P.N. C’est totalement imaginé. En revanche, je me suis toujours demandé ce qui arriverait si ces réseaux se structuraient de manière intelligente et organisée. La concurrence entre les trafiquants de drogue est une bonne chose pour l’Etat. Le jour où ils feront la paix, nous pourrions avoir un problème.

 J. J'ai trouvé le personnage d'Aymeric Péan de Montfort très intéressant. Vieux "serviteur de l'Etat", il tente de sauver les meubles alors que l'Etat devient de plus en plus déliquescent. Ce personnage, gravement malade, tout près de la mort, est-il le symbole de la disparition progressive des états-nations au profit des grands groupes financiers internationaux ?

P.N. Disons que je trouve que parmi les hommes politiques, la notion d’Etat et d’intérêt général est de moins en moins présente. Ils en parlent à longueur de discours mais leur attitude ne cadre plus avec l’idée française que l’on se fait de la responsabilité d’Etat. Le politique est devenu un métier comme un autre. Ce n’est pas forcément un reproche que je leur fais. Simplement un constat. L’argent est partout. Dans tous les esprits. La plupart de ceux qui disent le contraire mentent. Je pense sincèrement qu’il va être dur dans les années à venir de trouver des concepts, des idéaux, des valeurs capables de rassembler par-delà les communautés, de fédérer tout en résistant aux assauts de l’argent.

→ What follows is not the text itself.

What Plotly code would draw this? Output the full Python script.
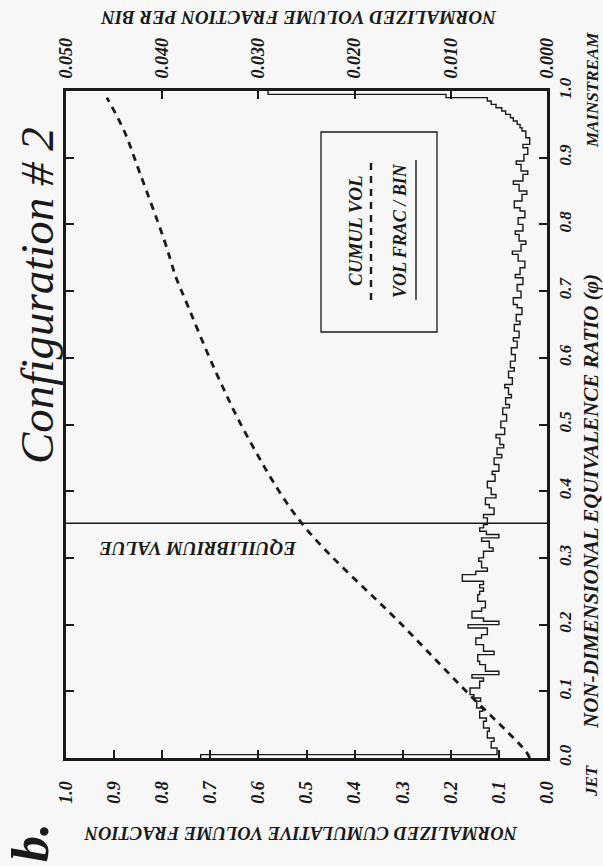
import plotly.graph_objects as go

# ---------------- data ----------------
RATIO_TICKS = [0.0, 0.1, 0.2, 0.3, 0.4, 0.5, 0.6, 0.7, 0.8, 0.9, 1.0]
RATIO_TICK_LABELS = ["0.0", "0.1", "0.2", "0.3", "0.4", "0.5", "0.6", "0.7", "0.8", "0.9", "1.0"]
CUM_TICKS = [0.0, 0.1, 0.2, 0.3, 0.4, 0.5, 0.6, 0.7, 0.8, 0.9, 1.0]
CUM_TICK_LABELS = ["0.0", "0.1", "0.2", "0.3", "0.4", "0.5", "0.6", "0.7", "0.8", "0.9", "1.0"]
BIN_TICKS = [0.0, 0.01, 0.02, 0.03, 0.04, 0.05]
BIN_TICK_LABELS = ["0.000", "0.010", "0.020", "0.030", "0.040", "0.050"]

BIN_WIDTH = 0.005
VOL_FRAC_PER_BIN = [
    # 0.00 - 0.10
    0.0360, 0.0052, 0.0052, 0.0058, 0.0058, 0.0055, 0.0062, 0.0062, 0.0060, 0.0066,
    0.0066, 0.0063, 0.0070, 0.0070, 0.0067, 0.0073, 0.0073, 0.0069, 0.0076, 0.0080,
    # 0.10 - 0.20
    0.0080, 0.0070, 0.0070, 0.0066, 0.0078, 0.0050, 0.0064, 0.0064, 0.0070, 0.0072,
    0.0072, 0.0055, 0.0066, 0.0066, 0.0074, 0.0074, 0.0068, 0.0062, 0.0062, 0.0082,
    # 0.20 - 0.30
    0.0050, 0.0066, 0.0078, 0.0078, 0.0068, 0.0064, 0.0064, 0.0072, 0.0072, 0.0070,
    0.0066, 0.0070, 0.0066, 0.0088, 0.0088, 0.0074, 0.0062, 0.0068, 0.0068, 0.0071,
    # 0.30 - 0.40
    0.0066, 0.0066, 0.0056, 0.0060, 0.0060, 0.0068, 0.0050, 0.0063, 0.0070, 0.0066,
    0.0062, 0.0062, 0.0066, 0.0055, 0.0055, 0.0060, 0.0064, 0.0064, 0.0053, 0.0058,
    # 0.40 - 0.50
    0.0058, 0.0062, 0.0062, 0.0054, 0.0054, 0.0057, 0.0050, 0.0050, 0.0055, 0.0055,
    0.0047, 0.0052, 0.0052, 0.0045, 0.0049, 0.0049, 0.0053, 0.0044, 0.0044, 0.0048,
    # 0.50 - 0.60
    0.0048, 0.0042, 0.0042, 0.0046, 0.0046, 0.0039, 0.0043, 0.0043, 0.0037, 0.0040,
    0.0040, 0.0044, 0.0036, 0.0036, 0.0040, 0.0040, 0.0034, 0.0038, 0.0038, 0.0033,
    # 0.60 - 0.70
    0.0033, 0.0037, 0.0037, 0.0031, 0.0031, 0.0035, 0.0029, 0.0029, 0.0034, 0.0034,
    0.0028, 0.0032, 0.0032, 0.0026, 0.0026, 0.0031, 0.0035, 0.0035, 0.0027, 0.0027,
    # 0.70 - 0.80
    0.0031, 0.0031, 0.0025, 0.0025, 0.0033, 0.0028, 0.0028, 0.0023, 0.0023, 0.0030,
    0.0030, 0.0036, 0.0027, 0.0027, 0.0022, 0.0029, 0.0029, 0.0033, 0.0025, 0.0025,
    # 0.80 - 0.90
    0.0030, 0.0030, 0.0023, 0.0023, 0.0028, 0.0034, 0.0034, 0.0026, 0.0026, 0.0021,
    0.0029, 0.0029, 0.0035, 0.0025, 0.0025, 0.0020, 0.0027, 0.0027, 0.0032, 0.0024,
    # 0.90 - 1.00
    0.0024, 0.0020, 0.0020, 0.0025, 0.0018, 0.0018, 0.0022, 0.0022, 0.0026, 0.0028,
    0.0031, 0.0035, 0.0038, 0.0043, 0.0047, 0.0053, 0.0058, 0.0062, 0.0105, 0.0290,
]

CUMUL_RATIO = [0.0, 0.01, 0.10, 0.20, 0.352, 0.478, 0.578, 0.687, 0.72, 0.777, 0.88, 0.94, 0.99]
CUMUL_VOL = [0.036, 0.044, 0.168, 0.302, 0.51, 0.62, 0.688, 0.752, 0.771, 0.796, 0.848, 0.879, 0.915]

EQUILIBRIUM_RATIO = 0.352

# ---------------- layout geometry ----------------
W, H = 603, 866
ML, MR, MT, MB = 66, 56, 91, 108
PW, PH = W - ML - MR, H - MT - MB


def px(xp):
    return (xp - ML) / PW


def py(yp):
    return (H - MB - yp) / PH


SERIF = "Liberation Serif"
BG = "#f7f7f7"
INK = "#1a1a1a"

# ---------------- traces ----------------
step_x, step_y = [], []
for i, v in enumerate(VOL_FRAC_PER_BIN):
    lo = i * BIN_WIDTH
    step_x += [v, v]
    step_y += [lo, lo + BIN_WIDTH]

fig = go.Figure()

fig.add_trace(go.Scatter(
    x=step_x, y=step_y, xaxis="x2", yaxis="y", mode="lines",
    line=dict(color=INK, width=1.4), showlegend=False, hoverinfo="skip"))

fig.add_trace(go.Scatter(
    x=CUMUL_VOL, y=CUMUL_RATIO, xaxis="x", yaxis="y", mode="lines",
    line=dict(color=INK, width=2.8, dash="7px,6px", shape="spline"),
    showlegend=False, hoverinfo="skip"))

fig.add_trace(go.Scatter(
    x=[CUM_TICKS[0], CUM_TICKS[-1]], y=[EQUILIBRIUM_RATIO, EQUILIBRIUM_RATIO],
    xaxis="x", yaxis="y", mode="lines",
    line=dict(color=INK, width=1.4), showlegend=False, hoverinfo="skip"))

tickfont = dict(family=SERIF, size=18, color=INK, weight="bold", style="italic")
rtickfont = dict(family=SERIF, size=17, color=INK, weight="bold", style="italic")

fig.update_layout(
    width=W, height=H, margin=dict(l=ML, r=MR, t=MT, b=MB),
    paper_bgcolor=BG, plot_bgcolor=BG, showlegend=False,
    xaxis=dict(
        range=[1.0, 0.0], tickvals=CUM_TICKS, ticktext=CUM_TICK_LABELS,
        tickangle=-90, ticks="inside", ticklen=8, tickwidth=1.5, tickcolor=INK,
        showline=True, linewidth=3, linecolor=INK, mirror=False,
        showgrid=False, zeroline=False, tickfont=tickfont, ticklabelstandoff=13,
    ),
    xaxis2=dict(
        range=[0.05, 0.0], overlaying="x", side="top", anchor="y",
        tickvals=BIN_TICKS, ticktext=BIN_TICK_LABELS,
        tickangle=-90, ticks="inside", ticklen=8, tickwidth=1.5, tickcolor=INK,
        showline=True, linewidth=3, linecolor=INK,
        showgrid=False, zeroline=False, tickfont=tickfont, ticklabelstandoff=6,
    ),
    yaxis=dict(
        range=[0.0, 1.0], side="right", tickvals=RATIO_TICKS, ticktext=RATIO_TICK_LABELS,
        tickangle=-90, ticks="inside", ticklen=8, tickwidth=1.5, tickcolor=INK,
        showline=True, linewidth=3, linecolor=INK, mirror="ticks",
        showgrid=False, zeroline=False, tickfont=rtickfont, ticklabelstandoff=1,
    ),
)


def note(text, xp, yp, angle, size, bold=True, italic=True):
    f = dict(family=SERIF, color=INK, size=size,
             weight="bold" if bold else "normal",
             style="italic" if italic else "normal")
    fig.add_annotation(text=text, x=px(xp), y=py(yp), xref="paper", yref="paper",
                       xanchor="center", yanchor="middle", textangle=angle,
                       showarrow=False, font=f)


note("NORMALIZED VOLUME FRACTION PER BIN", 299, 18, 180, 19)
note("NORMALIZED CUMULATIVE VOLUME FRACTION", 301, 833, 180, 18.5)
note("NON-DIMENSIONAL EQUIVALENCE RATIO (φ)", 591, 502, -90, 21)
note("JET", 591, 781, -90, 17)
note("MAINSTREAM", 592, 90, -90, 17)
note("Configuration # 2", 37, 296, -90, 47, bold=False)
note("b.", 30, 843, -90, 52)
note("EQUILIBRIUM VALUE", 198, 549, 180, 19)
note("CUMUL VOL", 355, 231, -90, 19)
note("VOL FRAC / BIN", 400, 231, -90, 18)

# legend box and samples
fig.add_shape(type="rect", xref="paper", yref="paper",
              x0=px(321), x1=px(437), y0=py(332), y1=py(132),
              line=dict(color=INK, width=1.3))
fig.add_shape(type="line", xref="paper", yref="paper",
              x0=px(371), x1=px(371), y0=py(300), y1=py(158),
              line=dict(color=INK, width=2.4, dash="7px,6px"))
fig.add_shape(type="line", xref="paper", yref="paper",
              x0=px(416), x1=px(416), y0=py(300), y1=py(160),
              line=dict(color=INK, width=1.4))

fig.write_html("out.html")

J.   Vous imaginez une configuration sociologique de Paris inversée, avec un centre ville appauvri, misérable et laissé à l’abandon, et des quartiers périphériques dans lesquels on trouve des « villes privées » pour milliardaires.  Ce mouvement est-il selon vous  réaliste ? Si oui, qu’est-ce qui pourrait nous y amener ?

P.N. C’est plus un clin d’œil à l’histoire. Il m’a semblé, mais je ne suis pas un spécialiste, que pendant des siècles, le cœur des villes était davantage occupé par la « vermine » et que les personnes aisées s’en éloignaient. L’espace est un luxe.

J.   Vous avez la double nationalité, française et britannique, et je suppose que vous maitriser parfaitement la langue anglaise. N’êtes-vous pas tenté d’écrire vos romans futurs directement en anglais pour avoir une plus large diffusion ?

P.N. Pourquoi pas ? D’autant que la langue anglaise permet d’aller plus vite à l’essentiel. Mais, écrire correctement demande des années et c’est en français que j’ai fait mes gammes. J’aime cette langue, son vocabulaire, sa musique.

 J.  Quels sont vos projets d’écriture ? Un autre roman en cours ?

P.N. J’ai deux romans en cours et un projet de série pour la télévision. J'ai besoin de travailler sur plusieurs projets à la fois. Je termine une saga familiale qui se déroule entre 1970 et 2010. C'est un livre décalé, beaucoup plus onirique que Serenitas. Il sera fini avant l'été. J'avance aussi sur le squelette d'un thriller qui se déroulera entre 1840 et 1981. il aura pour toile de fond les mouvements libéraux et anti-communistes en Europe. Enfin la série télé est un projet de polar dans le monde de l'entreprise.